Однако если в иных странах профсоюзы активно используют возможность организации стачек и митингов, то в России они как легальный метод борьбы недоступны. Более того, на днях горнякам шахты «Инская», которые решили начать голодовку ввиду многомесячных долгов по зарплате, полиция объявила, что они обязаны есть, пригрозив арестом на 15 суток.

Подобное положение существенно затрудняет работу рабочего движения. Поэтому работникам приходится в основном писать коллективные письма, записывать групповые видеообращения и больше угрожать действиями, чем прибегать к ним. Нельзя сказать, что это не приносит плодов. На той же «Инской» полиция в итоге арестовала не шахтеров, а директора, и с коллективом встретился пообещавший все решить губернатор.

Вне политики

В целом же население предпочитает не протестовать, а уклоняться. Ярким примером послужила история с мобилизацией. На протяжении всего периода после февраля 2022 года социологи отмечали, что население страны поделилось на три примерно равные части: треть поддерживает СВО, треть против, а еще треть поддерживает, но пока это не касается их лично.

Поэтому когда мобилизация была объявлена, начальство с удивлением обнаружило, что из страны бежало чуть ли не в два раза больше человек, чем предполагалось призвать. Видимо, именно поэтому далее с призывом решили не экспериментировать и кратно увеличили суммы контрактов для добровольцев.

Поход Пригожина на Москву показал, что с другой стороны у системы существуют сложности с консолидацией своих искренних сторонников. Управление по внутренней политике успело спустить разнарядку в регионы, и по три надежных общественника осудили выступление, но стихийных примеров поддержки вертикали населением в те дни заметно не было.
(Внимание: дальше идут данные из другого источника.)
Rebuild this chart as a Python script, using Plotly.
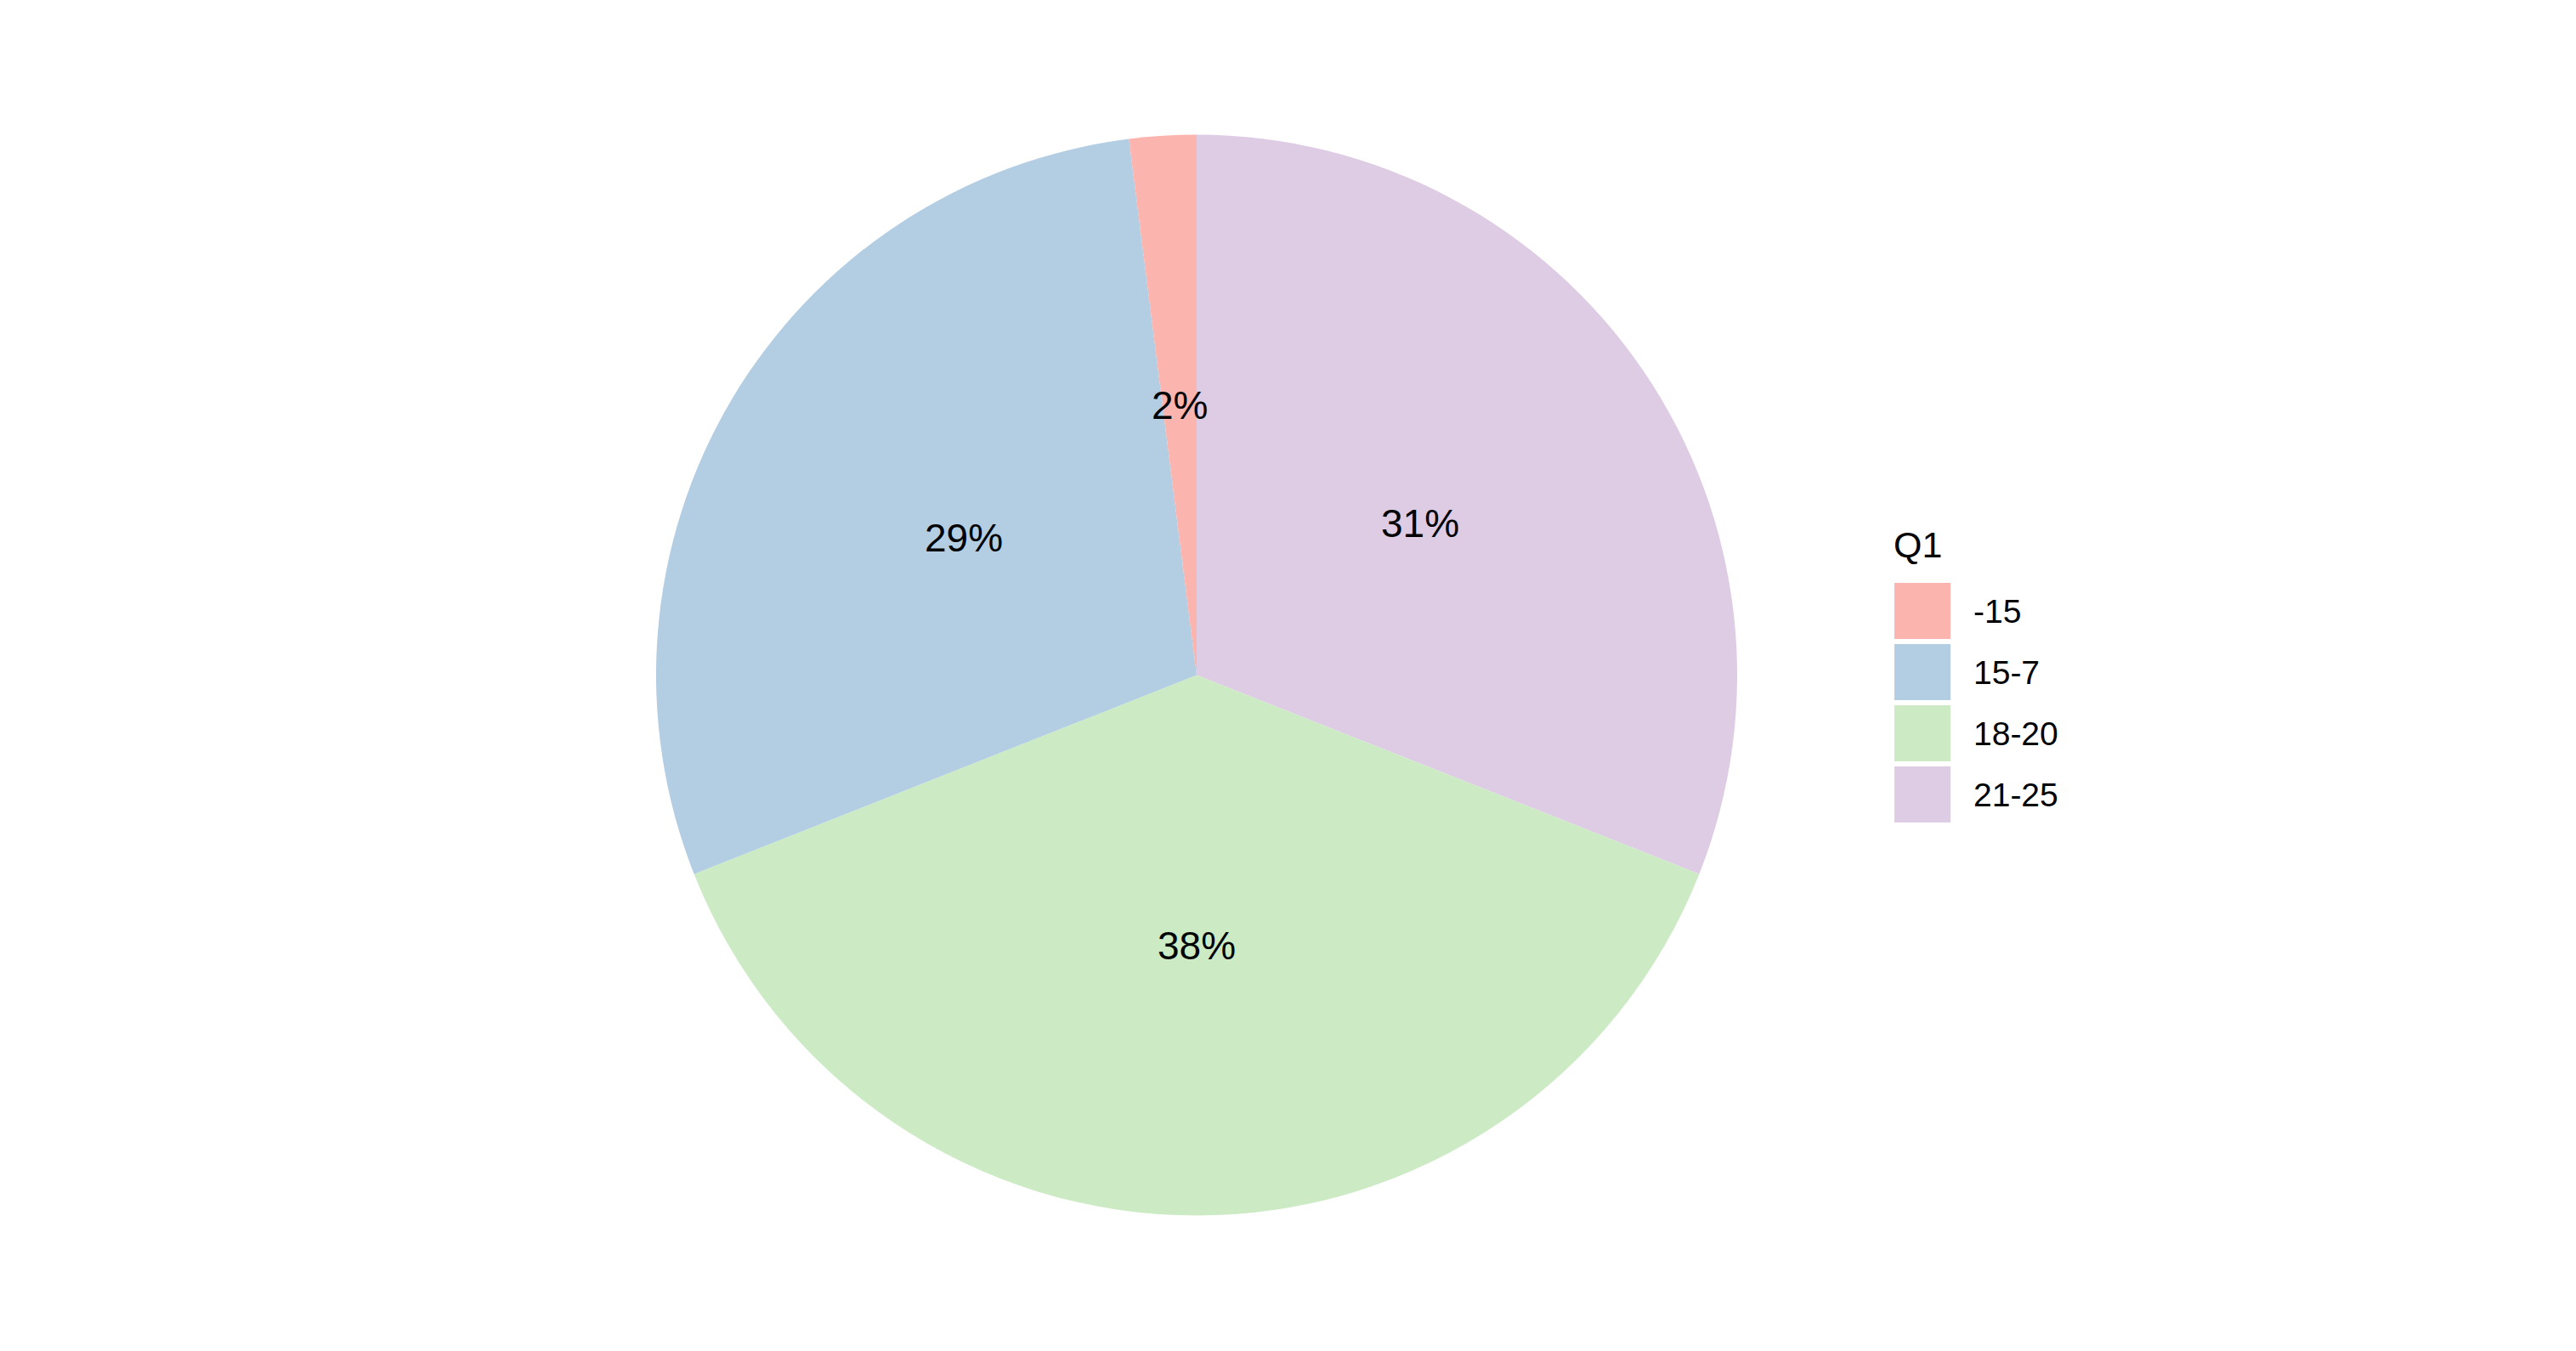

Хуже того, в Ростове-на-Дону толпы горожан братались с мятежниками и желали им всяческой удачи.

Обстановка в Ростове-на-Дону после объявления об уходе бойцов ЧВК «Вагнер». Военная техника и местные жители на улице города, 24 июня 2023 года
Василий Дерюгин / Коммерсантъ

Кстати, поговорим о «Вагнере» и не только о нем. Летом 2023 года Минобороны сообщило, что заключило договоры с более чем сорока военными формированиями, не входящими в Вооруженные силы страны. Часть из них создана корпорациями, но другая часть весьма политизирована. В последнюю входят ультраправые группировки наподобие ДШРГ «Русич», использующие коловрат и прочую символику, ранее считавшуюся российскими судами нацистской. Впрочем, председатель думского комитета по делам обороны Андрей Картаполов объяснил, что все это неважно, поскольку «если они выполняют задачи в составе группировки российских войск, то они уже исправились».

После завершения СВО власти предстоит серьезно поработать с этими группами. Пока же ультраправые отлично себя чувствуют в стране. Они-то как раз активно протестуют — например, против рок-оперы «Иисус Христос суперзвезда», гномов и Лолиты Милявской.

Но это, пожалуй, единственные протесты, которые нынче еще возможны.